Chicago won all three meetings between the teams, by scores of 99-96 (LeBron James missed that game with an ankle injury), 93-89 and 87-86 in the one game played in Miami. Rose averaged 29 points against Miami and is averaging 28.8 points during the playoffs. Heat coach Erik Spoelstra said Mike Bibby likely will remain Miami's starting point guard even though he is considered a subpar defender. James revealed that Bibby will start out defending Rose in Games 1 and 2, but Mario Chalmers, Dwyane Wade and James will all take turns on him. Now, THAT will be a fun match-up to watch!

The Heat is 7-2 ATS in its last 9 road games, but 9-21 ATS in its last 30 games playing on 3 or more days' of rest, including the last one, Game 3 at Boston. And then there's on-again, off-again Chris Bosh, the weak link of Miami's Big 3. Bosh shot 34 percent against the Bulls (17 for 50), due largely to a 1-for-18 debacle against Noah and Chicago in the Feb.?24 loss. Noah's averages were modest in two games against the Heat (9.0 points, 8.0 rebounds, 1.0 blocks). James averaged 27.5 points in the two games he played against Chicago, shooting 56.4 percent. Wade averaged 29 points and shot 46.9 percent in three games. Keith Bogans will defend Wade at the outset, with Deng defending James.
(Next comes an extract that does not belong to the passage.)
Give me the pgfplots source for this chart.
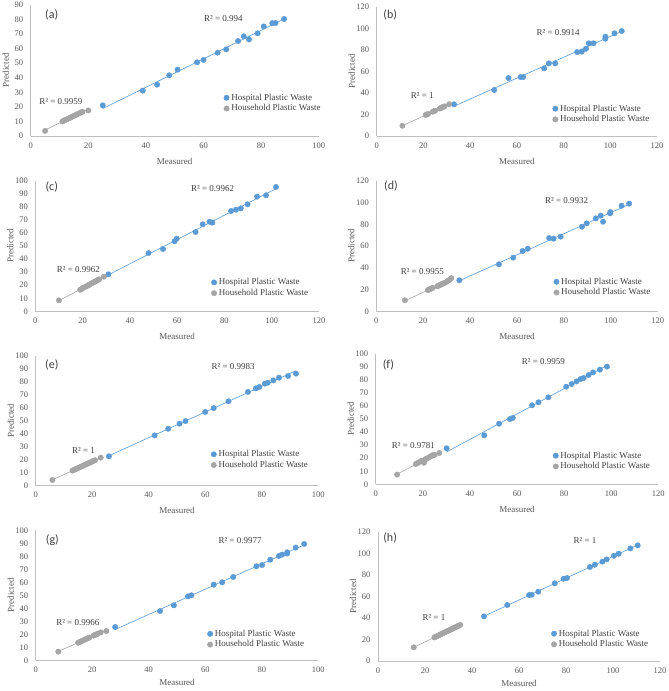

The Bulls are 15-5-1 ATS in their last 21 games vs. a team with a winning percentage above .600 and 36-16-2 ATS in their last 54 games vs. a team with a winning straight up record. One thing that's not in doubt is that elbows will be flying in what will be a physical series. Coach Spoelstra said, "Defensively, we're going to go after them. We're an aggressive, physical team. This will be a series of endurance." By the way, in the last 13 meetings between the Heat and Bulls, the under is 10-3 and the home team is 5-2-1 ATS in the last 8 meetings. If you like finesse basketball, don't watch the Eastern Conference Finals! Good luck, as always...Al McMordie.